China’s uneven economic recovery shows no signs of ending.

This photo, taken on June 27, 2024, shows employees working on sun protection clothing at a factory in Fuyang, Anhui province, eastern China.

Factory activity among China’s private firms expanded at the fastest pace in three years, according to a private gauge released Monday, indicating stronger domestic and international demand for Chinese goods.

This finding contrasts with the results of an official government survey released Sunday, which showed a contraction among larger, state-owned manufacturers. This highlights the uneven nature of the recovery in the world’s second-largest economy.
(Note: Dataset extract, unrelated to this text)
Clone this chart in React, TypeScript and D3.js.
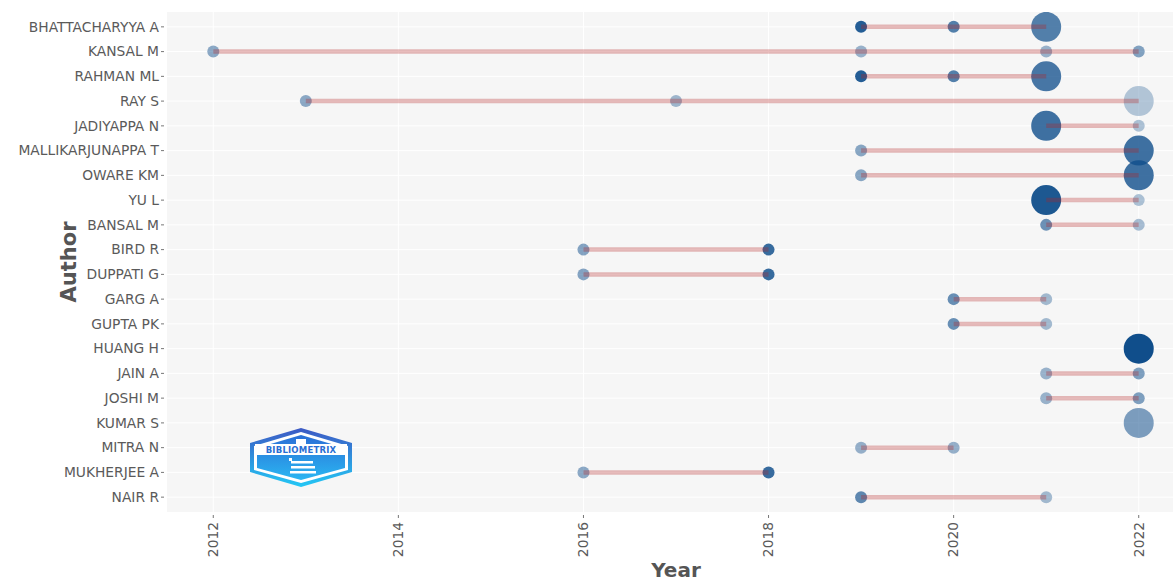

The Caixin manufacturing Purchasing Managers’ Index (PMI) increased to 51.8 in June, up from 51.7 in May, according to a statement from S&P Global, which compiled the survey. These numbers not only exceeded market expectations but also marked the sixth consecutive month of improvement in the index. However, this gauge conflicted with the National Bureau of Statistics (NBS)’s PMI, which remained unchanged from May at 49.5, marking a second consecutive month of contraction.

The PMI is a monthly indicator of economic activity, with a reading above 50 indicating expansion and a reading below 50 indicating contraction.

Employees work on machines at a semiconductor factory in Siyang County, Suqian City, Jiangsu, China, on March 1, 2023.

“The divergence between the Caixin and official PMIs has widened further from May, likely due to differences in the sectors covered,” said Goldman Sachs analysts on Monday.

The Caixin survey focuses on more export-oriented and consumer-related companies, while the official PMI leans towards manufacturers producing industrial materials such as steel, cement, and chemicals. These sectors are more susceptible to a slowdown in fixed-asset investments.

Analysts believe the current data reflects an economic landscape with robust exports and consumption but weaker investment.

“Demand for consumer and intermediate goods was stronger than that for investment goods,” said Wang Zhe, senior economist at Caixin Insight Group.

“Overall, the manufacturing sector kept improving in June, with supply, domestic demand, and exports continuing to grow,” he added. While June’s customs data isn’t available yet, May’s statistics showed the country’s exports increased by 7.6% from the previous year, surpassing analysts’ forecasts.

Despite this, manufacturers are less optimistic about the future, as recent tariff announcements from the US and European Union have dampened their outlook.

“The gauge for future output expectations fell by more than three points from the previous month, marking the lowest since November 2019,” Wang said.

“Concerns expressed by surveyed companies in the Caixin index focused on significant downward pressure on the economy and intense market competition,” he added.

Last month, the EU announced additional tariffs of up to 38.1% on electric vehicles imported from China, citing Beijing’s unfair support for companies that undercut European carmakers. These provisional tariffs are set to take effect by July 4, with the investigation continuing. The final duties will be established on November 2 at the end of the probe.

This decision followed the United States’ move to quadruple tariffs on EVs from China from 25% to 100%, aiming to boost American jobs and manufacturing.